В новаторском, в духе эстетики примитивизма и кубизма, портретном описании Барыбы сконцентрированы раскрывающие его образ лейтмотивные метафоры-символы: «Не зря прозвали его утюгом ребята-уездники. Тяжкие железные челюсти, широченный, четырехугольный рот и узенький лоб: как есть утюг, носиком кверху. Да и весь-то Барыба какой-то широкий, громоздкий, громыхающий, весь из жестких прямых и углов. Но так одно к одному пригнано, что из нескладных кусков как будто и лад какой-то выходит <…>»[126]
. Особенно важен для раскрытия образа Анфима лейтмотивный метафорический символ «каменности», тесно связанный с внешним и внутренним сюжетом. Речь своего героя Замятин также сравнивает с камнями: «Барыба заговорил – одно за другим стал откалывать, как камни, слова – тяжкие, редкие»[127], у него «каменный сон» и «окаменевшие», т. е. неподвижные мысли. В процессе развития внутреннего сюжета повести в душе «антигероя» остается все меньше человечности, и она все больше «каменеет».Завершение расчеловечивания Анфима с почти материальной наглядностью воплощено в заключительной главе «Уездного» «Ясные пуговицы». Здесь присущее Анфиму давящее начало приобретает отчетливый социальный смысл и раскрывается в поведении Барыбы-урядника, не дозволяющего отныне смеяться в трактире, и в гротескном сравнении этого антигероя с воскресшей нелепой русской курганной бабой, имеющем символический смысл. После гибели Тимоши Барыба-младший словно опускается в предшествовавшую принятию христианства языческую эпоху.
Связь с древнерусской культурой.
Повести Ремизова, Шмелева и Замятина связаны многими нитями с традициями древнерусского искусства, в частности – иконописи. Для житийных икон характерен прием «повествовательного уменьшения», состоящий в уменьшенном изображении на клеймах икон, по сравнению с фигурами людей, фона – рек, озер, архитектурных сооружений. Так подчеркивалась «значимость людей вообще»[128]. В «Уездном» прием «повествовательного уменьшения» встречается в изображении Барыбы, фигура которого во всех микросюжетах-клеймах дана крупным планом, как в следующем описании. Он шел «тяжко довольный: было приятно ступать на землю, попирать землю, давить ее – так! Вот так!»[129]. Есть в этом явно экспрессионистическом описании характерная для эстетики древнерусского искусства символика. Она выражает мысль о тяжести и органичности зла. Кроме того, образ лиха одноглазого в «Крестовых сестрах» и воплощение зла в образе Анфима Барыбы напоминают персонификацию абстрактного понятия в сатирической нравоописательной «Повести о Горе-Злочастии» (XVII век). Но существует и принципиальное отличие художественных принципов «Крестовых сестер» и «Уездного» от эстетики средневековой литературы.Образность и повествование.

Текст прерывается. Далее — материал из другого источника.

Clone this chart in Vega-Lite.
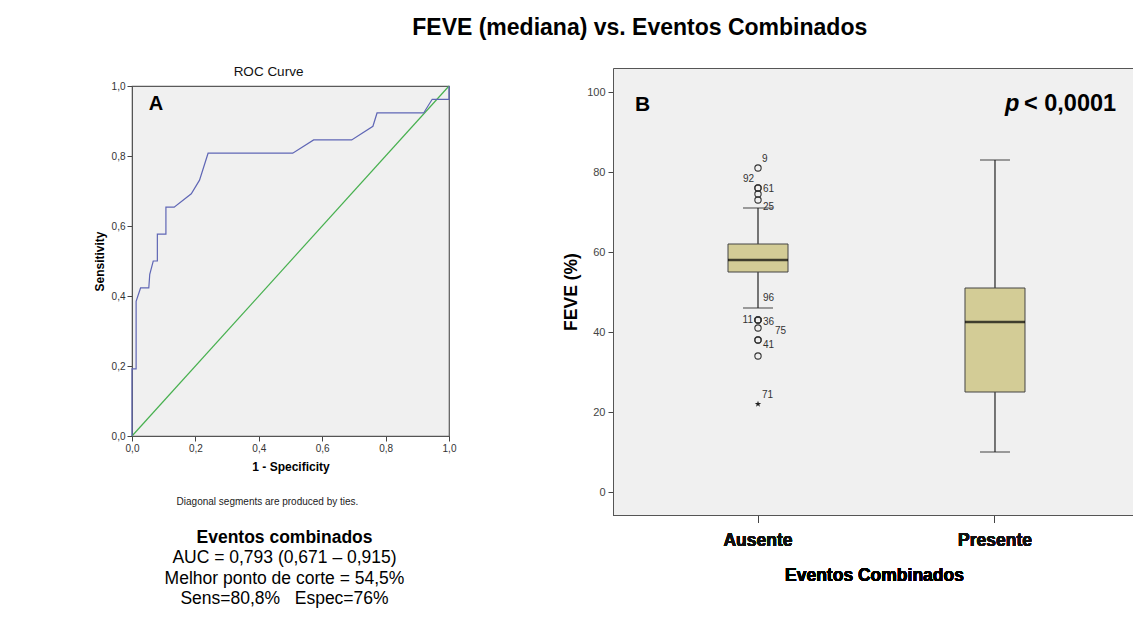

В изобразительности повестей Ремизова, Замятина и других неореалистов видны основные черты яркого явления в русской литературе XX в., орнаментальной прозы,истоки которой лежат в творчестве А. Белого и других писателей начала XX в. Это субъективистское «удваивание» мира в поисках соответствий между предметами внешнего мира, внутренним состоянием человека и предметом, миром природы и человека и т. д.[130], проявившееся в структуре проанализированных выше метафор-символов и сравнений из произведений неореалистов.Если агиография изобилует прямыми авторскими оценками, то «Крестовые сестры», «Пятая язва», «Человек из ресторана», «Уездное» отличаются опосредованным выражением позиции автора с помощью сказа.
Как пишет Н.А. Кожевникова, «орнаментальная проза и сказ – разные выражения одной и той же тенденции – тенденции к обновлению и обогащению языка художественной литературы»[131]. Цель сказа – познакомить читателя с экзотической для него социальной, бытовой или национальной средой и передать особенности ее «чужой» для читателя речи, как правило, устной. Как утверждал М.М. Бахтин, «<…> в большинстве случаев сказ есть прежде всего установка на чужую речь, а уж отсюда, как следствие, – на устную речь». Порой в сказе создается колоритный образ рассказчика, который в большинстве случаев «<…> человек не литературный и <…> принадлежащий к низшим социальным слоям, к народу (что как раз и важно автору) <…>»[132]. Продуктивно и предложенное Ю.Н. Тыняновым в статье «Литературное сегодня» (1924) разделение сказа на юмористический (вернее шире – комический, куда входит и сатирический) и лирический. Критик связал первую разновидность сказового повествования с творчеством Н.С. Лескова и М.М. Зощенко, а вторую – с прозой А.М. Ремизова и Л.М. Леонова[133].